Pou set up to guard Warrington kai moana

Georgia Manera (22), of Haast, and Angus Mackenzie (21), of Dunedin, walk past the new pou at Warrington Beach, which represents Tangaroa, the guardian of the ocean. Photo by Gregor Richardson.
Georgia Manera (22), of Haast, and Angus Mackenzie (21), of Dunedin, walk past the new pou at Warrington Beach, which represents Tangaroa, the guardian of the ocean. Photo by Gregor Richardson.
A traditional carved Maori marker post has been erected on a beach north of Dunedin in a bid to curb illegal fishing in the area.

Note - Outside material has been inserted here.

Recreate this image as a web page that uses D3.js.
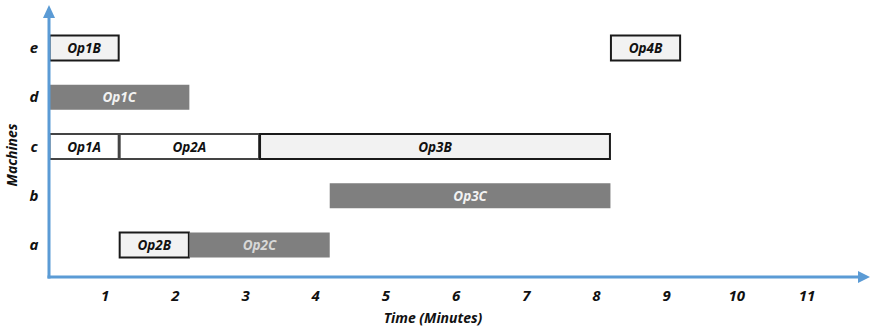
<!DOCTYPE html>
<html><head><meta charset="utf-8">
<script src="https://cdn.jsdelivr.net/npm/d3@7"></script>
<style>body{margin:0;background:#fff}svg{display:block}</style>
</head><body>
<svg id="c" width="870" height="332"></svg>
<script>
const machines = ["a","b","c","d","e"];
const timeTicks = [1,2,3,4,5,6,7,8,9,10,11];
const opNames   = ["Op1B","Op4B","Op1C","Op1A","Op2A","Op3B","Op3C","Op2B","Op2C"];
const opMachine = ["e","e","d","c","c","c","b","a","a"];
const opStart   = [0,8,0,0,1,3,4,1,2];
const opEnd     = [1,9,2,1,3,8,8,2,4];
const opKind    = ["light","light","dark","white","white","light","dark","light","dark"];

const svg = d3.select("#c");
const font = "'Open Sans', sans-serif";
const x = d3.scaleLinear().domain([0, 11.67]).range([49, 868]);
const y = d3.scalePoint().domain(machines).range([245, 48]);
const barH = 25;
const axisColor = "#5b9bd5";

const fills = {light:"#f2f2f2", white:"#ffffff", dark:"#7f7f7f"};
const strokes = {light:"#1a1a1a", white:"#444", dark:"none"};
const textCol = {light:"#111", white:"#111", dark:"#f2f2f2"};

const ops = opNames.map((n,i)=>({name:n, m:opMachine[i], s:opStart[i], e:opEnd[i], k:opKind[i]}));

const g = svg.append("g");
g.selectAll("rect.bar").data(ops).join("rect")
  .attr("class","bar")
  .attr("x", d=>x(d.s)+ (d.k==="dark"?0:0.5))
  .attr("y", d=>y(d.m)-barH/2)
  .attr("width", d=>x(d.e)-x(d.s)-(d.k==="dark"?0:1))
  .attr("height", barH)
  .attr("fill", d=>fills[d.k])
  .attr("stroke", d=>strokes[d.k])
  .attr("stroke-width", 2);

g.selectAll("text.lbl").data(ops).join("text")
  .attr("class","lbl")
  .attr("x", d=>(x(d.s)+x(d.e))/2)
  .attr("y", d=>y(d.m)+5)
  .attr("text-anchor","middle")
  .attr("font-family", font).attr("font-weight","bold").attr("font-style","italic")
  .attr("font-size", 13.5)
  .attr("fill", d=>d.name==="Op2C" ? "#d8d8d8" : textCol[d.k])
  .text(d=>d.name);

// axes
const x0 = x(0), yBase = 277;
svg.append("line").attr("x1",x0).attr("x2",x0).attr("y1",yBase+1.5).attr("y2",16)
  .attr("stroke",axisColor).attr("stroke-width",3);
svg.append("path").attr("d",`M${x0-6},18 L${x0},5 L${x0+6},18 Z`).attr("fill",axisColor);
svg.append("line").attr("x1",x0-1.5).attr("x2",860).attr("y1",yBase).attr("y2",yBase)
  .attr("stroke",axisColor).attr("stroke-width",3);
svg.append("path").attr("d",`M858,${yBase-6} L870,${yBase} L858,${yBase+6} Z`).attr("fill",axisColor);

// tick labels
svg.selectAll("text.xt").data(timeTicks).join("text")
  .attr("class","xt")
  .attr("x", d=>x(d)-14).attr("y", 301)
  .attr("text-anchor","middle")
  .attr("font-family", font).attr("font-weight","bold").attr("font-style","italic")
  .attr("font-size", 15).attr("fill","#111")
  .text(d=>d);

svg.selectAll("text.yt").data(machines).join("text")
  .attr("class","yt")
  .attr("x", 34).attr("y", d=>y(d)+5)
  .attr("text-anchor","middle")
  .attr("font-family", font).attr("font-weight","bold").attr("font-style","italic")
  .attr("font-size", 15).attr("fill","#111")
  .text(d=>d);

svg.append("text").attr("x",433).attr("y",323).attr("text-anchor","middle")
  .attr("font-family", font).attr("font-weight","bold").attr("font-style","italic")
  .attr("font-size", 14).attr("fill","#111").text("Time (Minutes)");

svg.append("text").attr("transform","translate(17,155) rotate(-90)").attr("text-anchor","middle")
  .attr("font-family", font).attr("font-weight","bold").attr("font-style","italic")
  .attr("font-size", 14).attr("fill","#111").text("Machines");
</script>
</body></html>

East Otago Taiapure management committee chairman Brendan Flack said the Warrington community was concerned about the continued non-compliance of groups taking the ''kai moana [seafood] resources'' there - particularly paua, mussels and cockles.

Waitati sculptor Alex Whittaker contacted the committee, offering to create a Maori marker - pou - to discourage poaching of sealife in the area.

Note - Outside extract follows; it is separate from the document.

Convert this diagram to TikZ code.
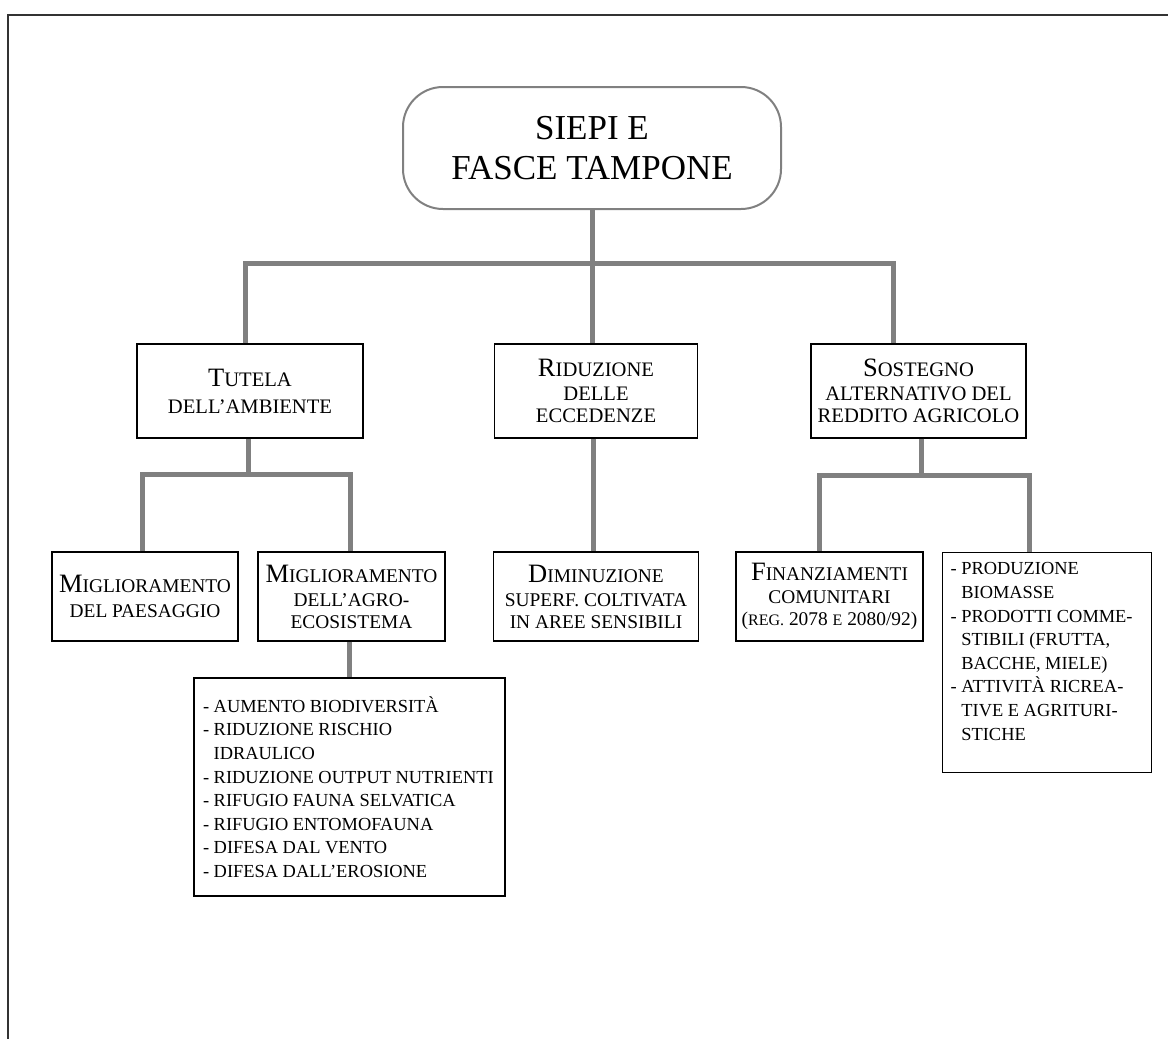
\documentclass[tikz,border=0pt]{standalone}
\usepackage{fontspec}
\setmainfont{Liberation Serif}
\newcommand{\Ini}[1]{{\fontsize{26.5}{22}\selectfont #1}}
\newcommand{\Reg}[1]{{\fontsize{16}{22}\selectfont #1}}
\newcommand{\cont}{\hphantom{-\ }}
\tikzset{
  link/.style={draw=gray, line width=5pt},
  headbox/.style={draw, line width=1.3pt, inner sep=0pt, align=center, font=\fontsize{20.6}{22}\selectfont},
  lowbox/.style={headbox, font=\fontsize{19.4}{22}\selectfont},
  listbox/.style={draw, line width=1.3pt, inner sep=9pt, font=\fontsize{18.4}{23.6}\selectfont}
}

\begin{document}
\begin{tikzpicture}[x=1pt,y=-1pt]
\useasboundingbox (0,0) rectangle (1168,1039);
\draw[line width=1.5pt, black!80] (8,1039) -- (8,15) -- (1168,15);
\node[draw=gray, line width=2pt, rounded corners=40pt, minimum width=378pt, minimum height=122pt,
  align=center, font=\fontsize{35}{40}\selectfont] (siepi) at (592,148) {SIEPI E\\FASCE TAMPONE};
\node[headbox, minimum width=226pt, minimum height=94pt] (tutela) at (250,391)
  {\Ini{T}UTELA\\[5pt]DELL'AMBIENTE};
\node[headbox, minimum width=203pt, minimum height=94pt] (riduz) at (596,391)
  {\Ini{R}IDUZIONE\\[2pt]DELLE\\ECCEDENZE};
\node[headbox, minimum width=215pt, minimum height=94pt] (sosteg) at (918.5,391)
  {\Ini{S}OSTEGNO\\[2pt]ALTERNATIVO DEL\\REDDITO AGRICOLO};
\node[lowbox, minimum width=186pt, minimum height=89pt] (mpaes) at (145,596.5)
  {\Ini{M}IGLIORAMENTO\\[3pt]DEL PAESAGGIO};
\node[lowbox, minimum width=187pt, minimum height=89pt] (magro) at (351.5,596.5)
  {\Ini{M}IGLIORAMENTO\\[2pt]DELL'AGRO-\\ECOSISTEMA};
\node[lowbox, minimum width=205pt, minimum height=89pt] (dimin) at (596,596.5)
  {\Ini{D}IMINUZIONE\\[2pt]SUPERF. COLTIVATA\\IN AREE SENSIBILI};
\node[lowbox, minimum width=187pt, minimum height=89pt] (finanz) at (829.5,596.5)
  {\Ini{F}INANZIAMENTI\\[1pt]COMUNITARI\\(\Reg{REG.} 2078 \Reg{E} 2080/92)};
\node[listbox] (agrolist) at (349.5,787) {\parbox[c][200pt][c]{293pt}{\raggedright
  - AUMENTO BIODIVERSITÀ\\
  - RIDUZIONE RISCHIO\\
  \cont IDRAULICO\\
  - RIDUZIONE OUTPUT NUTRIENTI\\
  - RIFUGIO FAUNA SELVATICA\\
  - RIFUGIO ENTOMOFAUNA\\
  - DIFESA DAL VENTO\\
  - DIFESA DALL'EROSIONE}};
\node[listbox, anchor=north west, inner xsep=8pt, inner ysep=10pt] (prodotti) at (942,552)
  {\parbox[c][200pt][t]{193pt}{\raggedright
  - PRODUZIONE\\
  \cont BIOMASSE\\
  - PRODOTTI COMME-\\
  \cont STIBILI (FRUTTA,\\
  \cont BACCHE, MIELE)\\
  - ATTIVITÀ RICREA-\\
  \cont TIVE E AGRITURI-\\
  \cont STICHE}};
\draw[link] (siepi.south) -- ++(0,53) coordinate (hub);
\draw[link] ([xshift=-5pt]tutela.north) |- (hub) -| ([xshift=-25pt]sosteg.north);
\draw[link] (hub) -- (hub |- riduz.north);
\draw[link] ([xshift=-3pt]riduz.south) -- ([xshift=-3pt]dimin.north);
\draw[link] ([xshift=-2pt]tutela.south) -- ++(0,36) coordinate (hubT);
\draw[link] ([xshift=-3pt]mpaes.north) |- (hubT) -| ([xshift=-1pt]magro.north);
\draw[link] ([xshift=-2pt]magro.south) -- ([xshift=-2pt]magro.south |- agrolist.north);
\draw[link] ([xshift=3pt]sosteg.south) -- ++(0,37) coordinate (hubS);
\draw[link] ([xshift=-10pt]finanz.north) |- (hubS) -| ([xshift=-18pt]prodotti.north);
\end{tikzpicture}
\end{document}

''It was in response to continued illegal fishing in the Warrington area,'' Mr Flack said.

The pou represented Tangaroa, the guardian of the ocean.

''He stands there as a guardian, to make people think about their actions. Rather than a sign with a lot of words on it, this is another form of communication.''

The pou is one of four carved by Mr Whittaker and erected on the Otago coastline.

The other three stand at Waikouaiti, Karitane and Purakaunui.

He said the poles were installed following discussions with the Ministry for Primary Industries.

It was believed the pou, combined with MPI signs, presented a more powerful message.

''In days gone by, everyone knew not to take seafood from sites where they saw pou.

''But these days, I guess it's a way to make people think about their actions and how they might impact on others and the natural environment.

''It's not just about how it affects people, but affecting resources and the natural balance.''

The pou was given a Maori blessing on Sunday.